Members of the football team were quiet as they filed out of the Lasch Football Building after a team meeting.

“I don't know what (NCAA's) intentions were, but if it was to decimate a program and put a school into very tight budget constraints, they succeeded,” said Ryan Bagwell, a 2002 graduate who works as a web developer in Wisconsin.

Penn State's fine, to be paid in $12 million increments over five years, will go into endowments to support programs to battle child sexual abuse, NCAA officials said.

“This total of $60 million can never reduce the pain suffered by victims, but will help provide them hope and healing,” Erickson said.

The association said the university, which funds 29 varsity sports from football profits of about $60 million a year, must not penalize other sports to pay its fines. University officials would not discuss how they intend to pay the fines.

Emmert said the NCAA will permit Penn State athletes to transfer and compete for other schools this year or keep scholarships if they don't play.

Head football coach Bill O'Brien said he is committed to rebuilding.

“I knew when I accepted the position that there would be tough times ahead,” said O'Brien, who replaced Paterno.

The sanctions came a day after Penn State removed a statue of Paterno from outside Beaver Stadium. The iconic coach, who died in January, also lost his status as the winningest in Division I football when the NCAA erased 14 years of football wins.

Paterno's family and the alumni group Penn Staters for Responsible Stewardship blasted the NCAA for relying on the investigative report by Freeh Group International Solutions, which the university hired to review how it handled Sandusky.

“Punishing past, present and future students of the university because of Sandusky's crimes does not serve justice,” the Paterno family's statement read.

The NCAA typically conducts independent investigations before ruling.

The investigation, led by former FBI Director Louis Freeh, concluded that Paterno, Spanier, former athletic director Tim Curley and retired vice president Gary Schultz concealed allegations against Sandusky for years and failed to take actions that might have halted him from preying on young boys.

The Freeh report also prompted the Big Ten Conference Council of Presidents and Chancellors to begin work on a new standards manual for schools in the conference.

“We recognize that what occurred at Penn State University is a consequence of the concentration of power that can result from a successful athletic program and the failure of institutional leadership to maintain institutional control,” said conference council spokesman Scott Chipman.

The Big Ten will devote Penn State's share of bowl proceeds over the next four years — estimated at $13 million — to endowments to address the issue in and around Big Ten schools.

“It's a very appropriate way to use the fines.

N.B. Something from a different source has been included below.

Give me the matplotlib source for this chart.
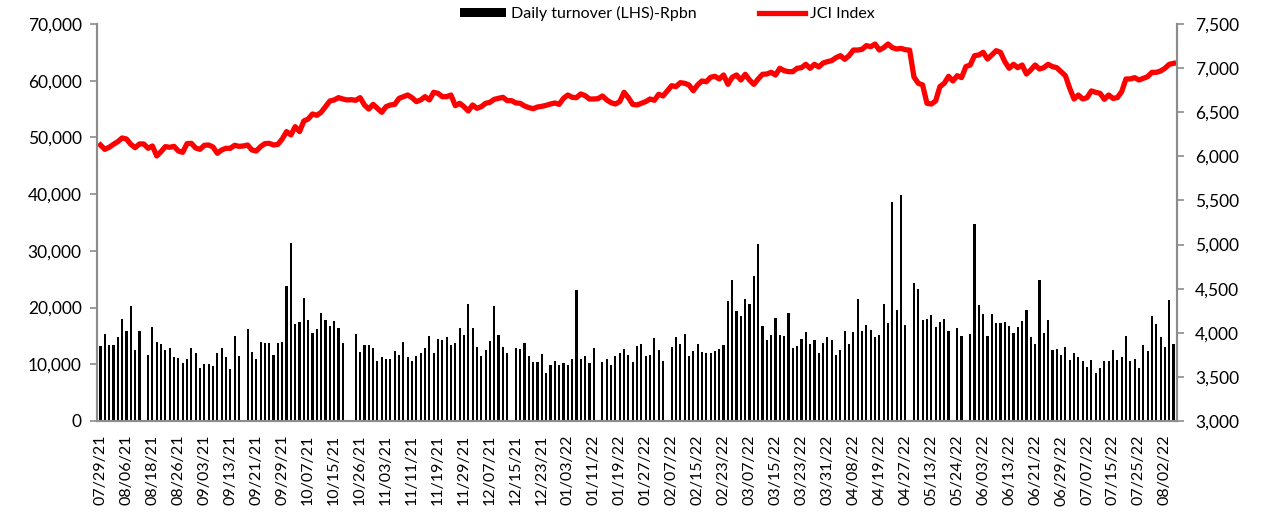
#!/usr/bin/env python3
"""
JCI index vs daily turnover (Jul-2021 .. Aug-2022), bars on LHS, index line on RHS.
"""

import matplotlib
matplotlib.use("Agg")
import matplotlib.pyplot as plt
import matplotlib.ticker as ticker
import numpy as np

# ── data ───────────────────────────────────────────────────────────────────
# daily turnover, Rp bn (0 = no bar on that date)
turnover = [
    13270, 15340, 13450, 13330, 14870, 18050, 15870, 20350, 12570, 15930,
    0, 11680, 16520, 13980, 13510, 12570, 12920, 11330, 11090, 10150,
    10970, 12800, 12040, 9320, 10090, 10090, 9730, 12040, 12800, 11330,
    9140, 14930, 11500, 0, 16280, 12150, 10970, 13860, 13690, 13800,
    11680, 13800, 13920, 23890, 31390, 17050, 17520, 21770, 17880, 15580,
    16170, 19000, 17760, 16700, 17580, 16460, 13800, 0, 0, 15400,
    12150, 13450, 13450, 12920, 10560, 11330, 10850, 10910, 12270, 11680,
    13980, 11270, 10620, 11500, 11920, 12860, 14930, 11920, 14510, 14220,
    14870, 13390, 13750, 16400, 15220, 20650, 16340, 13100, 11390, 12510,
    14100, 20350, 15100, 13100, 11980, 0, 12800, 12680, 13750, 11500,
    10320, 10380, 11740, 8440, 9790, 10620, 9790, 10210, 9790, 10970,
    23190, 10970, 11390, 10270, 12920, 0, 10320, 10910, 9790, 11500,
    12040, 12630, 11560, 10320, 13270, 13570, 11390, 11680, 14630, 12510,
    10560, 0, 12980, 14750, 13630, 15400, 11390, 12390, 13630, 12150,
    11980, 11980, 12330, 12740, 13330, 21180, 24900, 19410, 18470, 21590,
    20590, 25600, 31270, 16810, 14280, 15100, 18110, 15160, 14990, 19060,
    12800, 13270, 14450, 15690, 13630, 14220, 12040, 13750, 14870, 14220,
    11560, 12450, 15870, 13510, 15750, 21590, 15810, 16990, 16050, 14750,
    15160, 20710, 17350, 38580, 19650, 39940, 16930, 0, 24370, 23360,
    17880, 17990, 18700, 16640, 17400, 17940, 15870, 0, 16400, 14930,
    0, 15400, 34750, 20530, 18880, 14990, 18820, 17290, 17230, 17460,
    16700, 15580, 16580, 17640, 19590, 14810, 13510, 24840, 15580, 17820,
    12450, 12680, 11560, 13100, 10740, 11920, 11330, 10560, 9440, 10740,
    8440, 9320, 10560, 10560, 12570, 10680, 11270, 15040, 10500, 10860,
    9320, 13330, 12270, 18530, 17110, 14870, 12980, 21300, 13630,
]

# JCI close
jci = [
    6129, 6080, 6103, 6137, 6167, 6209, 6197, 6137, 6099, 6141,
    6141, 6092, 6118, 6005, 6054, 6111, 6103, 6114, 6061, 6046,
    6145, 6148, 6095, 6080, 6126, 6129, 6107, 6035, 6073, 6092,
    6092, 6126, 6114, 6118, 6129, 6073, 6061, 6111, 6145, 6148,
    6129, 6137, 6197, 6281, 6243, 6337, 6281, 6402, 6424, 6481,
    6466, 6500, 6564, 6628, 6640, 6666, 6651, 6640, 6643, 6636,
    6666, 6583, 6537, 6590, 6545, 6500, 6564, 6583, 6590, 6658,
    6677, 6696, 6666, 6621, 6640, 6677, 6640, 6727, 6715, 6677,
    6677, 6696, 6575, 6602, 6564, 6515, 6583, 6545, 6564, 6602,
    6613, 6647, 6658, 6670, 6632, 6632, 6606, 6602, 6572, 6553,
    6541, 6560, 6568, 6579, 6594, 6606, 6590, 6658, 6696, 6670,
    6666, 6708, 6689, 6651, 6651, 6655, 6685, 6640, 6609, 6594,
    6621, 6727, 6666, 6590, 6583, 6602, 6621, 6651, 6636, 6704,
    6685, 6742, 6802, 6791, 6836, 6829, 6810, 6745, 6810, 6855,
    6847, 6897, 6908, 6878, 6923, 6817, 6897, 6923, 6866, 6931,
    6866, 6817, 6878, 6931, 6934, 6953, 6923, 6999, 6972, 6961,
    6961, 6999, 7006, 7044, 6999, 7044, 7014, 7059, 7074, 7086,
    7120, 7142, 7101, 7142, 7206, 7206, 7214, 7256, 7244, 7274,
    7206, 7233, 7274, 7233, 7218, 7225, 7210, 7205, 6900, 6829,
    6810, 6602, 6594, 6628, 6791, 6829, 6908, 6855, 6915, 6893,
    7018, 7036, 7142, 7150, 7180, 7104, 7150, 7199, 7180, 7074,
    6999, 7044, 7006, 7036, 6934, 6980, 7036, 6991, 7006, 7044,
    7018, 7006, 6961, 6915, 6772, 6651, 6696, 6651, 6666, 6742,
    6727, 6715, 6647, 6696, 6658, 6666, 6734, 6878, 6878, 6893,
    6866, 6885, 6904, 6953, 6953, 6968, 6999, 7044, 7055,
]

# x-axis labels, one every 6 trading days
date_labels = [
    "07/29/21", "08/06/21", "08/18/21", "08/26/21", "09/03/21", "09/13/21",
    "09/21/21", "09/29/21", "10/07/21", "10/15/21", "10/26/21", "11/03/21",
    "11/11/21", "11/19/21", "11/29/21", "12/07/21", "12/15/21", "12/23/21",
    "01/03/22", "01/11/22", "01/19/22", "01/27/22", "02/07/22", "02/15/22",
    "02/23/22", "03/07/22", "03/15/22", "03/23/22", "03/31/22", "04/08/22",
    "04/19/22", "04/27/22", "05/13/22", "05/24/22", "06/03/22", "06/13/22",
    "06/21/22", "06/29/22", "07/07/22", "07/15/22", "07/25/22", "08/02/22",
]
label_step = 6


def main():
    plt.rcParams["font.family"] = ["Lato", "DejaVu Sans"]
    axis_grey = "#8c8c8c"

    fig = plt.figure(figsize=(12.7, 5.24), dpi=100)
    ax = fig.add_axes([0.0764, 0.1966, 0.8504, 0.7574])
    ax2 = ax.twinx()

    x = np.arange(len(turnover))

    # ── bars (LHS) ────────────────────────────────────────────────────────
    ax.bar(x, turnover, width=0.5, color="black", linewidth=0,
           label="Daily turnover (LHS)-Rpbn")
    ax.set_ylim(0, 70000)
    ax.yaxis.set_major_locator(ticker.MultipleLocator(10000))
    ax.yaxis.set_major_formatter(ticker.StrMethodFormatter("{x:,.0f}"))

    # ── JCI line (RHS) ────────────────────────────────────────────────────
    ax2.plot(x, jci, color="#ff0000", linewidth=3.8,
             solid_joinstyle="round", label="JCI Index")
    ax2.set_ylim(3000, 7500)
    ax2.yaxis.set_major_locator(ticker.MultipleLocator(500))
    ax2.yaxis.set_major_formatter(ticker.StrMethodFormatter("{x:,.0f}"))

    ax.set_xlim(-0.8, len(turnover) - 0.2)
    ax.set_xticks(x[::label_step][:len(date_labels)])
    ax.set_xticklabels(date_labels, rotation=90, fontsize=11.5)
    ax.tick_params(axis="x", length=0, pad=10)

    for a in (ax, ax2):
        a.tick_params(axis="y", labelsize=12.5, color=axis_grey,
                      length=5, width=1.2, direction="out")
        for side in ("top", "left", "right", "bottom"):
            a.spines[side].set_color(axis_grey)
            a.spines[side].set_linewidth(1.5)
        a.spines["top"].set_visible(False)
    ax.tick_params(axis="y", pad=6)
    ax2.tick_params(axis="y", pad=8)

    # ── legend across the top ─────────────────────────────────────────────
    h1, l1 = ax.get_legend_handles_labels()
    h2, l2 = ax2.get_legend_handles_labels()
    fig.legend(h1 + h2, l1 + l2, loc="upper center",
               bbox_to_anchor=(0.5256, 1.016), ncol=2, frameon=False,
               fontsize=11.5, handlelength=2.9, handleheight=0.55,
               columnspacing=3.9, handletextpad=0.3)

    fig.savefig("out.png", dpi=100)


if __name__ == "__main__":
    main()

It acknowledges the breadth of harm that child sexual abuse does,” said Kristen Houser, vice president of the Pennsylvania Coalition Against Rape.

Gov. Tom Corbett, who started the Sandusky investigation in 2009 when he was attorney general, wants assurance that Penn State will not tap tax dollars.

“We have taken a monster off the streets, and while we will never be able to repair the injury done to these children, we must repair the damage to this university,” Corbett said, adding that accepting the NCAA penalties is part of the process of healing what he called “a world-class university.”

Section 10 of the Freeh report found that the school's athletic department was regarded as “an island” where employees lived by their own rules.

The NCAA ordered Penn State to follow the report's recommendations, which include revising the structure of the athletic department; conducting national searches for coaches; evaluating security protocols to protect people using facilities; ensuring that new athletic department employees comply with university-wide training mandates; and providing ongoing training in ethics, leadership and reporting requirements.

“It's going to be very interesting to see Penn State's commitment to these victims now that they have again publicly acknowledged reprehensible facts in the consequences of the NCAA sanctions,” said Joel Feller, a member of the legal team that is representing three of the victims who testified at Sandusky's trial last month.

“Penn State has for the second time accepted as fact that their behavior was outrageous and shocking,” said Feller's co-counsel Matt Casey.